The task:
Each line that holds the word "page" counts once; report how many lines do so and nothing else.

Task material:
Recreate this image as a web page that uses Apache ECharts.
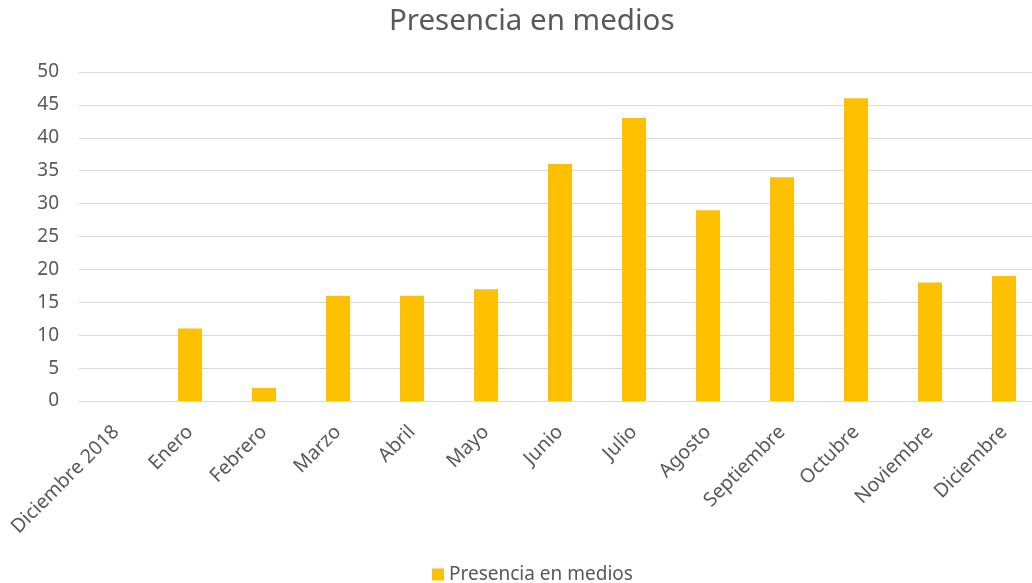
<!DOCTYPE html>
<html>
<head>
<meta charset="utf-8">
<script src="https://cdn.jsdelivr.net/npm/echarts@6/dist/echarts.min.js"></script>
<style>
  html, body { margin: 0; padding: 0; background: #fff; overflow: hidden; }
  /* el área de trazado del original continúa un poco más allá del borde derecho */
  #chart { width: 1041px; height: 583px; }
</style>
</head>
<body>
<div id="chart"></div>
<script>
// Datos
const meses = ['Diciembre 2018', 'Enero', 'Febrero', 'Marzo', 'Abril', 'Mayo', 'Junio',
  'Julio', 'Agosto', 'Septiembre', 'Octubre', 'Noviembre', 'Diciembre']
const presencia = [0, 11, 2, 16, 16, 17, 36, 43, 29, 34, 46, 18, 19]
const serieNombre = 'Presencia en medios'

const textColor = '#595959'
const gridColor = '#d9d9d9'
const fontFamily = '"Noto Sans", "Open Sans", sans-serif'

const chart = echarts.init(document.getElementById('chart'))

chart.setOption({
  animation: false,
  textStyle: { fontFamily: fontFamily },
  title: {
    text: serieNombre,
    left: 384,
    top: 2,
    textStyle: { color: textColor, fontSize: 29.5, fontWeight: 'normal', fontFamily: fontFamily }
  },
  legend: {
    top: 560,
    left: 427,
    itemWidth: 12,
    itemHeight: 12,
    icon: 'rect',
    itemGap: 6,
    textStyle: { color: textColor, fontSize: 19 },
    data: [serieNombre]
  },
  grid: { left: 79, top: 72, right: 0, bottom: 182 },
  xAxis: {
    type: 'category',
    data: meses,
    axisLine: { lineStyle: { color: gridColor } },
    axisTick: { show: false },
    axisLabel: { color: textColor, fontSize: 19.5, rotate: 45, interval: 0, margin: 28 }
  },
  yAxis: {
    type: 'value',
    min: 0,
    max: 50,
    interval: 5,
    axisLine: { show: false },
    axisTick: { show: false },
    splitLine: { lineStyle: { color: gridColor, width: 1 } },
    axisLabel: { color: textColor, fontSize: 19, margin: 20 }
  },
  series: [
    {
      name: serieNombre,
      type: 'bar',
      data: presencia,
      barWidth: 24,
      itemStyle: { color: '#ffc000' }
    }
  ]
})
</script>
</body>
</html>
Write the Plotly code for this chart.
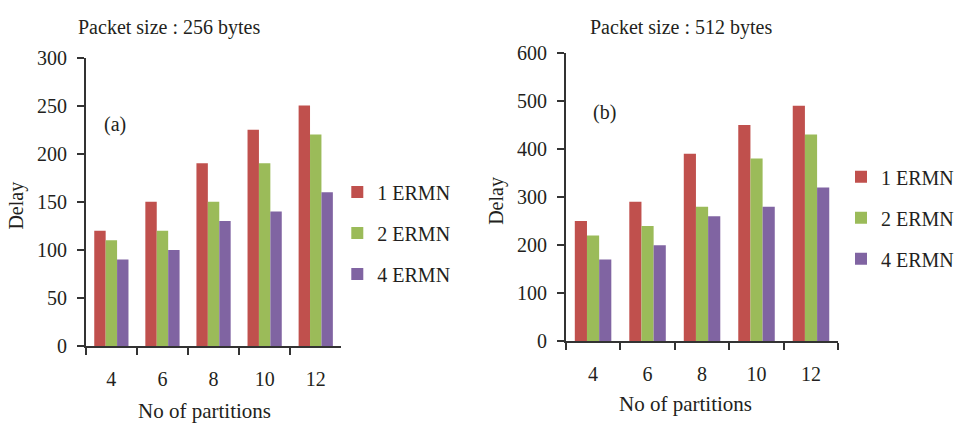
import plotly.graph_objects as go

categories = ["4", "6", "8", "10", "12"]
series_names = ["1 ERMN", "2 ERMN", "4 ERMN"]
colors = ["#C0504D", "#9BBB59", "#8064A2"]

delay_256 = {
    "1 ERMN": [120, 150, 190, 225, 250],
    "2 ERMN": [110, 120, 150, 190, 220],
    "4 ERMN": [90, 100, 130, 140, 160],
}
delay_512 = {
    "1 ERMN": [250, 290, 390, 450, 490],
    "2 ERMN": [220, 240, 280, 380, 430],
    "4 ERMN": [170, 200, 260, 280, 320],
}

W, H = 959, 434
FONT = "Liberation Serif"
TXT = "#231F20"

fig = go.Figure()
for i, name in enumerate(series_names):
    fig.add_trace(go.Bar(x=categories, y=delay_256[name], name=name,
                         marker=dict(color=colors[i], line=dict(width=0)),
                         xaxis="x", yaxis="y", legend="legend", legendgroup="a" + str(i)))
for i, name in enumerate(series_names):
    fig.add_trace(go.Bar(x=categories, y=delay_512[name], name=name,
                         marker=dict(color=colors[i], line=dict(width=0)),
                         xaxis="x2", yaxis="y2", legend="legend2", legendgroup="b" + str(i)))

def px_x(v):
    return v / W

def px_y(v):
    return 1 - v / H

base = dict(showline=True, linecolor="#333", linewidth=1.5, ticks="outside",
            ticklen=7, tickcolor="#333", tickwidth=1.5, showgrid=False, zeroline=False,
            tickfont=dict(family=FONT, size=20, color=TXT))
xax = dict(base, type="category", tickson="boundaries", ticklabelstandoff=14)
yax = dict(base, ticklabelstandoff=6)

fig.update_layout(
    width=W, height=H, margin=dict(l=0, r=0, t=0, b=0),
    paper_bgcolor="white", plot_bgcolor="white",
    barmode="group", bargap=0.33, bargroupgap=0,
    font=dict(family=FONT, size=20, color=TXT),
    xaxis=dict(xax, domain=[px_x(86), px_x(342)], anchor="y"),
    yaxis=dict(yax, domain=[px_y(353), px_y(49)], anchor="x", range=[0, 300], dtick=50),
    xaxis2=dict(xax, domain=[px_x(567), px_x(840)], anchor="y2"),
    yaxis2=dict(yax, domain=[px_y(348), px_y(44)], anchor="x2", range=[0, 600], dtick=100),
    legend=dict(x=px_x(338), y=px_y(170), xanchor="left", yanchor="top",
                traceorder="grouped", tracegroupgap=12, bgcolor="rgba(0,0,0,0)",
                font=dict(family=FONT, size=20, color=TXT)),
    legend2=dict(x=px_x(843), y=px_y(154), xanchor="left", yanchor="top",
                 traceorder="grouped", tracegroupgap=12, bgcolor="rgba(0,0,0,0)",
                 font=dict(family=FONT, size=20, color=TXT)),
)

ann = [
    dict(text="Packet size : 256 bytes", x=px_x(169), y=px_y(17), size=20),
    dict(text="Packet size : 512 bytes", x=px_x(682), y=px_y(17), size=20),
    dict(text="(a)", x=px_x(115), y=px_y(120), size=20),
    dict(text="(b)", x=px_x(606), y=px_y(107), size=20),
    dict(text="No of partitions", x=px_x(205), y=px_y(421), size=21),
    dict(text="No of partitions", x=px_x(687), y=px_y(414), size=21),
]
for a in ann:
    fig.add_annotation(text=a["text"], x=a["x"], y=a["y"], xref="paper", yref="paper",
                       showarrow=False, xanchor="center", yanchor="middle",
                       font=dict(family=FONT, size=a["size"], color=TXT))
for xx, yy in [(17, 205), (498, 200)]:
    fig.add_annotation(text="Delay", x=px_x(xx), y=px_y(yy), xref="paper", yref="paper",
                       showarrow=False, xanchor="center", yanchor="middle", textangle=-90,
                       font=dict(family=FONT, size=20, color=TXT))

fig.write_html("out.html")
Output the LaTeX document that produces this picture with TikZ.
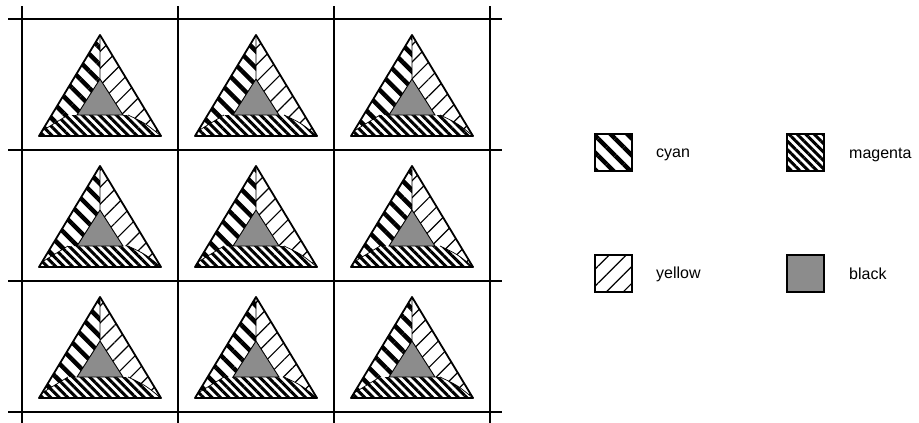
\documentclass[tikz,border=0pt]{standalone}
\usepackage{fontspec}
\setmainfont{Liberation Sans}
\usetikzlibrary{patterns.meta}
\tikzset{
  gridline/.style={line width=1.3pt},
  cyanfill/.style={pattern={Lines[angle=-45,distance=12pt,line width=4.5pt]}},
  magfill/.style={pattern={Lines[angle=-45,distance=6pt,line width=3pt]}},
  yelfill/.style={pattern={Lines[angle=45,distance=12pt,line width=1.2pt]}},
  blkfill/.style={fill=black!45},
  swatch/.style={draw,line width=1.3pt,minimum size=37pt,inner sep=0pt},
  lbl/.style={anchor=west,font=\fontsize{16}{19}\selectfont,inner sep=0pt},
  ternary/.pic={
    \path[cyanfill] (0,0) -- (0,44) -- (-23,80) -- (-32,80) -- (-58,96) -- (-61,101) -- cycle;
    \path[yelfill] (0,0) -- (0,44) -- (23,80) -- (28,80) .. controls (45,88) .. (61,101) -- cycle;
    \path[magfill] (-32,80) -- (28,80) .. controls (45,88) .. (61,101) -- (-61,101) -- (-58,96) -- cycle;
    \path[blkfill] (0,44) -- (-23,80) -- (23,80) -- cycle;
    \draw[line width=0.9pt] (0,0) -- (0,44) -- (-23,80) -- (23,80) -- (0,44);
    \draw[line width=0.7pt] (28,80) .. controls (45,88) .. (61,101);
    \draw[line width=0.7pt] (-32,80) -- (-58,96);
    \draw[line width=1.8pt,line join=round] (0,0) -- (-61,101) -- (61,101) -- cycle;
  }
}
\begin{document}
\begin{tikzpicture}[x=1pt,y=-1pt]
\useasboundingbox (0,0) rectangle (919,423);
\fill[white] (0,0) rectangle (919,423);
% grid
\foreach \gx in {22,178,334,490} \draw[gridline] (\gx,6) -- (\gx,423);
\foreach \gy in {19,150,281,412} \draw[gridline] (8,\gy) -- (502,\gy);
% ternary triangles
\foreach \ty in {35,166,297}
  \foreach \tx in {100,256,412}
    \pic at (\tx,\ty) {ternary};
% legend
\node[swatch,cyanfill] (cyanbox) at (613.5,152.5) {};
\node[swatch,magfill] (magbox) at (805.5,152.5) {};
\node[swatch,yelfill] (yelbox) at (613.5,273.5) {};
\node[swatch,blkfill] (blkbox) at (805.5,273.5) {};
\node[lbl] (cyanlbl) at (656,155) {cyan};
\node[lbl] (maglbl) at (849,155) {magenta};
\node[lbl] (yellbl) at (656,274) {yellow};
\node[lbl] (blklbl) at (849,274) {black};
\end{tikzpicture}
\end{document}
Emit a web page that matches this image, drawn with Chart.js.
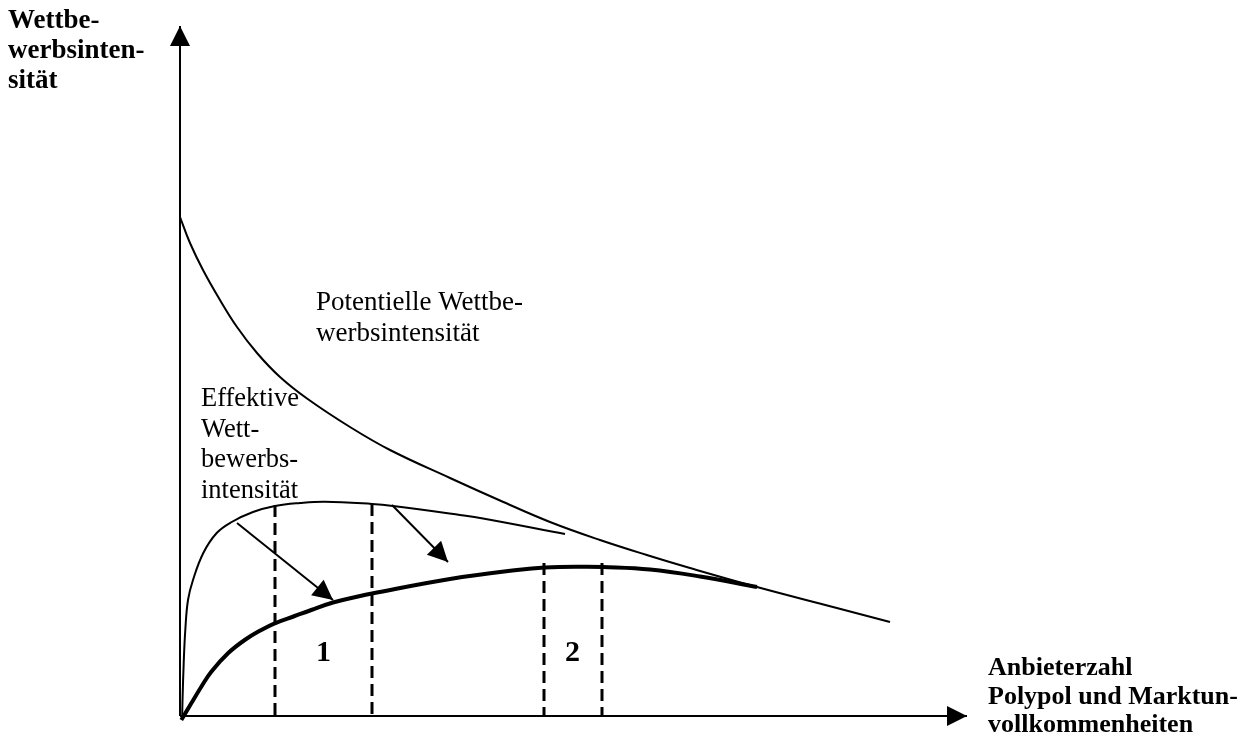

Result:
2